Dingli Cliffs at sunset with golden limestone edge dropping to dark blue Mediterranean and terraced fields running to the cliff edge
← Malta

Dingli Cliffs

"Stand at the edge long enough and the sea stops being scenery and starts being something else entirely."

The western coast of Malta has no harbors. The land just ends — abruptly, dramatically, without transition — in a line of cliffs that drop two hundred and fifty meters to the water. There are no beaches at the base. There’s nothing at the base. The cliffs are Malta’s tallest point and on a clear day you can see Sicily from the edge, floating on the horizon like something that might not be there when you look again. I went twice: once by bus, once by rented bike, and both times the cliffs were better than I expected from a place reachable on public transport.

The Cliff Edge

There are no fences at Dingli. This feels important to note, not as a hazard warning but as a description of what makes it feel the way it does. You walk across the scrubby plateau through fields of carob and wild thyme — the thyme grows everywhere here, brushing your ankles, releasing that smell when you step on it — and then the land simply stops. One step: field. Next step: two hundred and fifty meters of air. The path runs along the edge for about three kilometers and the drop is always right there beside you.

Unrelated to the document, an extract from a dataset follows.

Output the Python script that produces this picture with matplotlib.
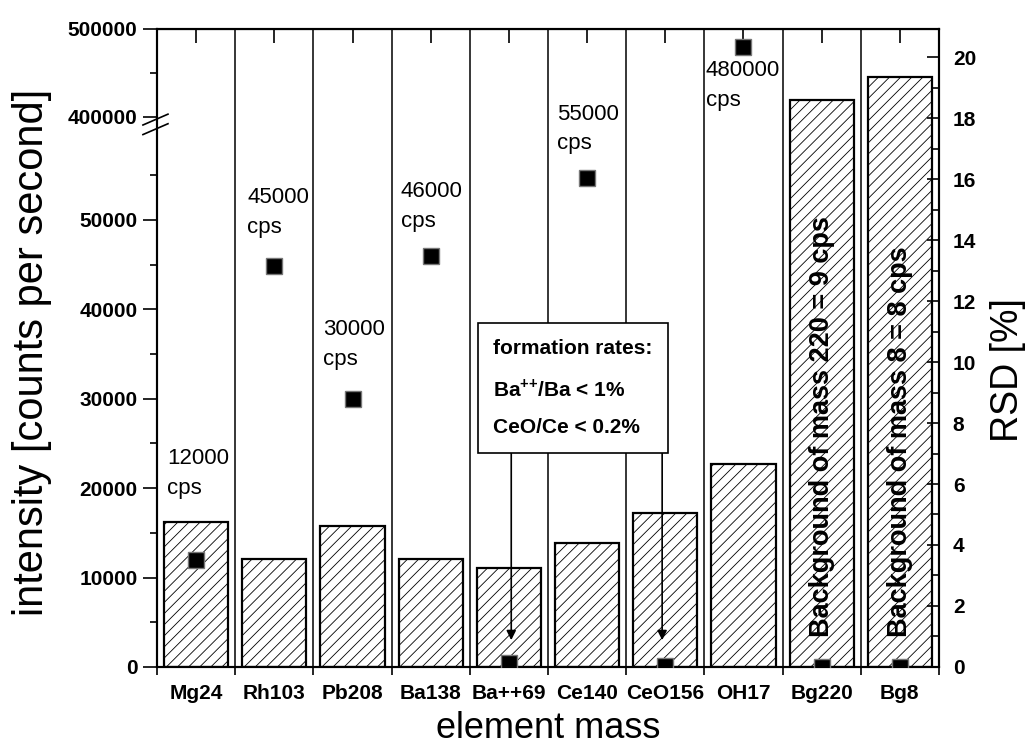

The sea below is the color of deep water, not the turquoise of the shallows — a dark Mediterranean blue that turns almost black in the shadow of the cliffs. In strong wind the spray comes up to the top; I tasted salt on my lips the whole afternoon without getting near the water.

The Small Chapel

A tiny chapel dedicated to the Maddalena sits near the cliff edge, restored and still occasionally used. It’s unlocked most mornings and inside it’s white and cool and smells of old wax. The ledger of visitors is open on a table; I signed it between a couple from Germany and someone who wrote only their first name and the date. The chapel has been here since the seventeenth century. The view from its doorway looks the same as it always has.

The Village of Dingli

The cliff walk runs near the village of Dingli itself, a quiet agricultural town with the particular Maltese feature of a large baroque church that feels designed for a much bigger city. The square in front of the church on a Tuesday afternoon was empty except for a cat and a man reading a newspaper on the church steps. I got coffee from a bar that served it in a small cup with a glass of water and a biscuit, and sat outside long enough that the cat came to investigate my shoes.

Walking the Route

The standard cliff walk starts near the Buskett Gardens — a small woodland that is the closest thing Malta has to a forest — and runs north along the edge before turning inland back toward the bus stop. The whole loop is about seven kilometers and takes two to three hours depending on how long you stand at the edge, which is a variable I consistently underestimate. The terrain is easy: flat, dry, well-defined paths. Bring water. There’s nothing to buy along the cliffs.

When to go: October through April, when the heat is manageable and the light is best in the late afternoon. Summer mornings before 9am are doable but the midday heat on an exposed clifftop is unpleasant. The winter months bring dramatic skies and occasional wild seas crashing at the base — a completely different mood from summer’s calm blue.